(Charts and diagrams as code)
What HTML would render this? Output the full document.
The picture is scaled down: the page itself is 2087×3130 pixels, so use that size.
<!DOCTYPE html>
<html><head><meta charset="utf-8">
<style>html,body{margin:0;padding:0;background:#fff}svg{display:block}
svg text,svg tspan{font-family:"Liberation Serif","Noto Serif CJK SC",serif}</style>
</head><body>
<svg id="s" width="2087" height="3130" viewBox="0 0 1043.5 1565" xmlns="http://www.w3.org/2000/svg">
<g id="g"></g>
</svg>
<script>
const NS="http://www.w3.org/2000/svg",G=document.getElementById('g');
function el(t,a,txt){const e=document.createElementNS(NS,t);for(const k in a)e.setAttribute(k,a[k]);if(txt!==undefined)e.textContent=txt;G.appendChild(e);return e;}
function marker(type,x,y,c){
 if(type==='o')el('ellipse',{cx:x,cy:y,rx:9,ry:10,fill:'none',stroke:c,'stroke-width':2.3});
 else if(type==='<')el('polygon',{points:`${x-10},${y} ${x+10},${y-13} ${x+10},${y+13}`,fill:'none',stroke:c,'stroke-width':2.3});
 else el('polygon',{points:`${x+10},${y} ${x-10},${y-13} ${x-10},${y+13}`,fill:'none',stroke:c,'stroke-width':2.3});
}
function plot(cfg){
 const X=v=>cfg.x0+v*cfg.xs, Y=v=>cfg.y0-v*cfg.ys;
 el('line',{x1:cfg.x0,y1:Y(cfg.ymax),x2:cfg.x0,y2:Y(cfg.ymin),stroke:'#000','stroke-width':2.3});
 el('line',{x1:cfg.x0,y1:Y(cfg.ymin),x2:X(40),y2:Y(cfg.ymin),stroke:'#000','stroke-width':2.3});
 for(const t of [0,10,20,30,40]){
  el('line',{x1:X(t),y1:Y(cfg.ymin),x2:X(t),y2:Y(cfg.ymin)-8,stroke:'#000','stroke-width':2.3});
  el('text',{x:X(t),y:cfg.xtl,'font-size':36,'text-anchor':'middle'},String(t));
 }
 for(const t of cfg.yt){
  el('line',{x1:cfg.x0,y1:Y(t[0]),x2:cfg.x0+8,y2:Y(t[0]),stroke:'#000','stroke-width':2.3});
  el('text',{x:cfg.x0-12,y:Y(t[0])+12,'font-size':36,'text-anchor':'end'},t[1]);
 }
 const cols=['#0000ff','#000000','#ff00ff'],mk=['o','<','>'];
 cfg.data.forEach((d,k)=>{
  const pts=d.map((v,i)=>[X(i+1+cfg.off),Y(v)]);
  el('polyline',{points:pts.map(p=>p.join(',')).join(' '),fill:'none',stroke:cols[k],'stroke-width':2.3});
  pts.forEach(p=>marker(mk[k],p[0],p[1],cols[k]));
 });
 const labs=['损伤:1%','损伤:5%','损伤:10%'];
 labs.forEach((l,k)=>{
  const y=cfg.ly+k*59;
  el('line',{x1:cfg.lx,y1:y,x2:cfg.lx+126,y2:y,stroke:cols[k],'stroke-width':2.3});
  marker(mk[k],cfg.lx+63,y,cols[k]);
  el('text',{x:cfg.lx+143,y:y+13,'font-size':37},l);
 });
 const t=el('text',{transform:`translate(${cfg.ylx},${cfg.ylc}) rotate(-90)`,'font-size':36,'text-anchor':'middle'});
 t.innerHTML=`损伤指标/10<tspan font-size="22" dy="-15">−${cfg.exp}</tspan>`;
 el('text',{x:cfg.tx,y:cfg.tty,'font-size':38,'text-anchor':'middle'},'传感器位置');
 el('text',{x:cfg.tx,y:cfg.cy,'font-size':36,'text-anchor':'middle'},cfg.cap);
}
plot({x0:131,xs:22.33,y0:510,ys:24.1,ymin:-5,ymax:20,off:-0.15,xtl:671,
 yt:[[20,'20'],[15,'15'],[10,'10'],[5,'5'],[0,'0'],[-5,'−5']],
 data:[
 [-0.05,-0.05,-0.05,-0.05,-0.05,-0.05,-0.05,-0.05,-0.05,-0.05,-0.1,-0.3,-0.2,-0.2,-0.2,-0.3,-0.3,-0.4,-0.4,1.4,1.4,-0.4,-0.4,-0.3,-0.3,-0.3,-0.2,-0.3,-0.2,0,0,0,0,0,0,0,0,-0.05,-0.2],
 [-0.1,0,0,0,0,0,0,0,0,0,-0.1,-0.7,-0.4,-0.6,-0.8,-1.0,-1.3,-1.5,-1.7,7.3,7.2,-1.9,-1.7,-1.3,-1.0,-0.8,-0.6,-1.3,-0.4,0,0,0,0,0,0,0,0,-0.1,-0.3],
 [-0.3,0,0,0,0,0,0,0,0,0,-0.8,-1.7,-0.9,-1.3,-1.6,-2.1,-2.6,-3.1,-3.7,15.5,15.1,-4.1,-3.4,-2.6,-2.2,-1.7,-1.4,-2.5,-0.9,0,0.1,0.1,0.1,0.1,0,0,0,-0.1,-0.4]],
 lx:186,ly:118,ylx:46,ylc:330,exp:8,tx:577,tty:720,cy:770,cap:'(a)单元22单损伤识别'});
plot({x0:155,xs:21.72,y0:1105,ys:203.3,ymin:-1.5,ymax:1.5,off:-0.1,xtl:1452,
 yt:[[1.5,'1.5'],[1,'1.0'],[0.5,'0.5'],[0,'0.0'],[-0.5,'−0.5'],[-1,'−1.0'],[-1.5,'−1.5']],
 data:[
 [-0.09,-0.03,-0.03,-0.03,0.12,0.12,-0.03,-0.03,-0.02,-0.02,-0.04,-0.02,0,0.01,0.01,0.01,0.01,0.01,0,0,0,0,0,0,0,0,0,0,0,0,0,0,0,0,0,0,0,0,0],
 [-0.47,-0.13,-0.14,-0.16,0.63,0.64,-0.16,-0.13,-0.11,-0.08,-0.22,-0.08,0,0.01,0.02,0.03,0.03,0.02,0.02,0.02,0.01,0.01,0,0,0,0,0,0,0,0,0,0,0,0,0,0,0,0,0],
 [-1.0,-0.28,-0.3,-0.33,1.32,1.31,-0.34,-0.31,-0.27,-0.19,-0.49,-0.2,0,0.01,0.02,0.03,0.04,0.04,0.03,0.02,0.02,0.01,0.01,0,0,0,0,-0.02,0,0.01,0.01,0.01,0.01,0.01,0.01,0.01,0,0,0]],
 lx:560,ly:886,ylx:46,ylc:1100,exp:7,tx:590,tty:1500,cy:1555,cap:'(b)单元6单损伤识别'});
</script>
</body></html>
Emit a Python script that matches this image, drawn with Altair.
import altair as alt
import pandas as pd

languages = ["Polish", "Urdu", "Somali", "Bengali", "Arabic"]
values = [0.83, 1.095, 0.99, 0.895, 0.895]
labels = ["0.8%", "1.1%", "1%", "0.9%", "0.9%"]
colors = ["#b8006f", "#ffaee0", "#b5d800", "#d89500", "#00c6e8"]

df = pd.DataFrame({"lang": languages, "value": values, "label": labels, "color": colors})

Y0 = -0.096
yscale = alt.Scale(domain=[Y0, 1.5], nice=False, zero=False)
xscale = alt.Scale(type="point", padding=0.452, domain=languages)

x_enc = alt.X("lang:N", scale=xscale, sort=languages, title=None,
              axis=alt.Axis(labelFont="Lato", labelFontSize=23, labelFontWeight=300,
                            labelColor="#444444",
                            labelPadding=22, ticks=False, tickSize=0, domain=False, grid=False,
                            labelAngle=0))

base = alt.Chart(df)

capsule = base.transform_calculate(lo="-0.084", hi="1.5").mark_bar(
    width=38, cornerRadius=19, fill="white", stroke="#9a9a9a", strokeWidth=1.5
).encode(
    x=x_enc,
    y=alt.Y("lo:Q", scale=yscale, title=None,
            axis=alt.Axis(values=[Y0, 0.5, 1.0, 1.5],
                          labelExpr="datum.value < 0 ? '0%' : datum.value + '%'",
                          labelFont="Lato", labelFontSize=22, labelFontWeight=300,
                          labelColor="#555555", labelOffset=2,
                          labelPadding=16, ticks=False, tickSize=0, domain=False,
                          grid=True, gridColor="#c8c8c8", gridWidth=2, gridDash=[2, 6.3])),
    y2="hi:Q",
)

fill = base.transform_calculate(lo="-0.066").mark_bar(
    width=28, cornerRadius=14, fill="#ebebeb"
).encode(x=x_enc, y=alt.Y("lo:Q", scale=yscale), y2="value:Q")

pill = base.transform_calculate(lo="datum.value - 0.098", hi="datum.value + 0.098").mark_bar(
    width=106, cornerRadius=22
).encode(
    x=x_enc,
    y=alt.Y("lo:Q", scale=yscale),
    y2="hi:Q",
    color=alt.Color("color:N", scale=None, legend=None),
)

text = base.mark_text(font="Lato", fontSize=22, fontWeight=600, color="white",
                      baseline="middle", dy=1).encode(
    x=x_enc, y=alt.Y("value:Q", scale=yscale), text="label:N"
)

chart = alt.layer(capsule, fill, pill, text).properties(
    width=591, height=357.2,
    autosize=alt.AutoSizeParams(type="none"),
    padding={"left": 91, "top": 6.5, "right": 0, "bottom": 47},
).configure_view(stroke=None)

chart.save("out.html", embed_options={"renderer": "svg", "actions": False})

Given task: Scan the listing above and copy all lines containing the word "that".

Output:
The picture is scaled down: the page itself is 2087×3130 pixels, so use that size.
Emit a Python script that matches this image, drawn with Altair.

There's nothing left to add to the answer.